I guess in a collectivist society like Japan you can expect not to fit into a group if you are a foreigner; but also not to fit into a group from your own culture (or cultures in my case) can make for a tough time. I am sure that the culture shock will ease; or maybe my hopes are set too high, and I will have to wait until Christmas when I return to one of MY cultures with people who genuinely care about me to rise out of this state of culture shock nothingness.
Culture shock surfaces for different reasons in every person. For me, culture, food, and everything relating to the new country itself cannot bring me back from my “honeymoon.” Only the lack of authentic, two-sided relationships can allow culture shock to consume me. If my family and true friends are reading this, you are the reason for my happiness. No one wants their honeymoon to end- especially when it is the honeymoon of the culture shock U-curve model.
Tradition
November 13, 2007
It goes without saying that Japan is a country rich in tradition. Traditional dress can still be seen in a public setting. The traditional foods are still served (although many variations can also be found). The traditional ceremonies and festivals are still performed and widely celebrated. I am in Japan at a great time of year. Last month was the Kurama Fire Festival, which remains very traditional and culturally untouched (except for the hoards of Japanese and foreign visitors with cameras of every shape and size, pushing their way to the front of the crowd, the front of the train, and the front of the action). Pictures of that festival can be found on my Picasa site. This month, several temples and shrines open their doors for several days to visitors. In an attempt to preserve the rich culture that these invaluable places hold, they are virtually untouched from their original states, and are open to guests only two times per year. Also in November, on the 15th, is a tradition in which children that turn 3,5, or 7 participate in. It is called Shichi-Go-San, and throughout Japan you can see children dressed in hakama and kimono (many times for the first time- as tradition has been since the nobles began this in the Heian Period). Since November 15th falls on various days, it is celebrated the weekend closest to the date. We saw children dressed up all over Kyoto as their right of passage was celebrated.
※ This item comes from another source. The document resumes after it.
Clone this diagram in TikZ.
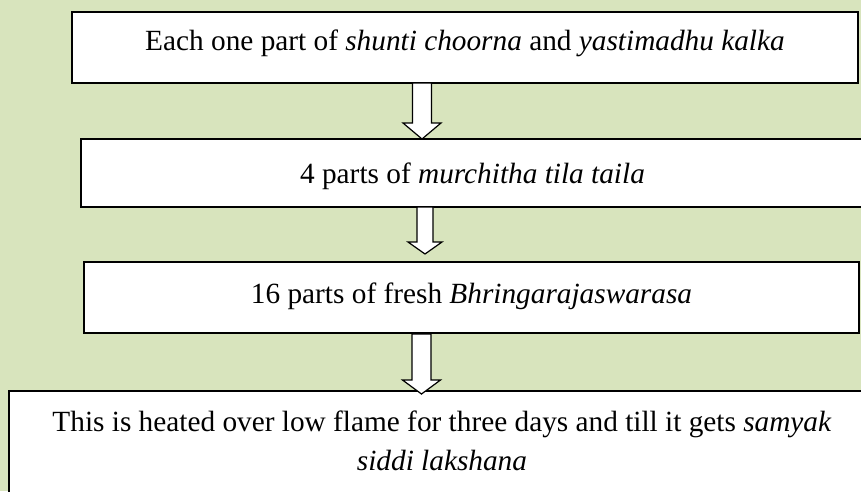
\documentclass[tikz,border=0pt]{standalone}
\usepackage{fontspec}
\setmainfont{Liberation Serif}
\usetikzlibrary{calc}
\definecolor{panelgreen}{RGB}{216,228,189}
\tikzset{
  stepbox/.style={draw=black, line width=1.3pt, fill=white, rectangle,
    inner sep=0pt, outer sep=0pt, anchor=north west},
  steptext/.style={inner sep=0pt, anchor=base, align=center,
    font=\fontsize{29.3}{39}\selectfont},
  blockarr/.style={draw=black, line width=1.2pt, fill=white, line join=miter}
}
% hollow block arrow: #1 start, #2 tip, #3 shaft half-width, #4 head half-width, #5 head length
\newcommand{\blockarrow}[5]{%
  \draw[blockarr] ($(#1)+(-#3,0)$) -- ($(#2)+(-#3,-#5)$) -- ($(#2)+(-#4,-#5)$)
    -- (#2) -- ($(#2)+(#4,-#5)$) -- ($(#2)+(#3,-#5)$) -- ($(#1)+(#3,0)$) -- cycle;}
\begin{document}
\begin{tikzpicture}[x=1pt,y=-1pt]
  \useasboundingbox (0,0) rectangle (861,491);
  \clip (0,0) rectangle (861,491);
  \fill[panelgreen] (0,0) rectangle (861,491);

  % process steps
  \node[stepbox, minimum width=786pt, minimum height=71pt] (b1) at (72,12) {};
  \node[stepbox, minimum width=783pt, minimum height=68pt] (b2) at (81,139) {};
  \node[stepbox, minimum width=775pt, minimum height=71pt] (b3) at (84,262) {};
  \node[stepbox, minimum width=867pt, minimum height=129pt] (b4) at (9,391) {};

  % arrows between the steps
  \coordinate (a1s) at ($(b1.south)+(-43,0)$);
  \coordinate (a1e) at (a1s |- b2.north);
  \coordinate (a2s) at ($(b2.south)+(-47.5,0)$);
  \coordinate (a2e) at ($(a2s |- b3.north)+(0,-8)$);
  \coordinate (a3s) at ($(b3.south)+(-50,1)$);
  \coordinate (a3e) at ($(a3s |- b4.north)+(0,3)$);
  \blockarrow{a1s}{a1e}{9.5}{19}{16}
  \blockarrow{a2s}{a2e}{8}{17}{12}
  \blockarrow{a3s}{a3e}{9.5}{19}{14}

  % step texts (base anchor of the two-line text is its last line)
  \node[steptext] (t1) at ($(b1.north)+(0,38)$)
    {Each one part of \textit{shunti choorna} and \textit{yastimadhu kalka}};
  \node[steptext] (t2) at ($(b2.north)+(0,44)$)
    {4 parts of \textit{murchitha tila taila}};
  \node[steptext] (t3) at ($(b3.north)+(0,41)$)
    {16 parts of fresh \textit{Bhringarajaswarasa}};
  \node[steptext] (t4) at ($(b4.north)+(-0.5,79)$)
    {This is heated over low flame for three days and till it gets \textit{samyak}\\
     \textit{siddi lakshana}};
\end{tikzpicture}
\end{document}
So in this country of rich historical tradition, how does the new balance with the old? I also visited the Kyoto Station bulding last weekend- the first weekend in November. I was surprised to find an enormous Christmas tree, glittering decorations, and American holiday music playing. It seemed that the new was impeding on the old; creating a tension between the traditional Buddhist and Shinto traditions and the new traditions that are rooted in Christian and other world religious beliefs. The more I thought about it, the more sense it made. Japan is a country that embraces new and old with equal excitement. Tokyo and Osaka are great examples of this phenomenon. Modern skyscrapers share ground with ancient temples. Gay pride parades attract just as many visitors as traditional festivals. The Japanese have learned to live in the past, present and future simultaneously. The little girl at Fushimi Inari illustrates this perfectly- a kimono for the past and a balloon to represent a more modern childhood. Her parents ready with a camera and several cell phones to document the traditional ceremony added to the modernity of this thousand year old tradition.
Gaidaisai
November 3, 2007
The annual Kansai Gaidai Festival was the epitomy of everything that is Japan. The culture was everywhere- in the food, the entertainment, the clothes, the marketing, and even in the incredible organization and preparation for the festival! Everywhere I went, there were Japanese surrounding us “gaijin” hoping that they could convince us to buy even more food than we had already eaten, or go to yet another performance. The highlights of the first day for me were the children’s marching band and the martial arts demonstrations. Day two of the festival also included an international part and a photo contest (I didn’t win this one…) with, take a guess, MORE food! As with the first day, we ended up eating too much. At the closing ceremonies for the international festival was a traditional drum group. They were truly amazing. Before the festival, I thought that I couldn’t experience more Japanese culture in one day than I did at the Kurama Fire Festival, but this festival showed all aspects of what makes Japan truly unique. They were definitely amongst the most interesting and enjoyable days that I have yet had in Japan.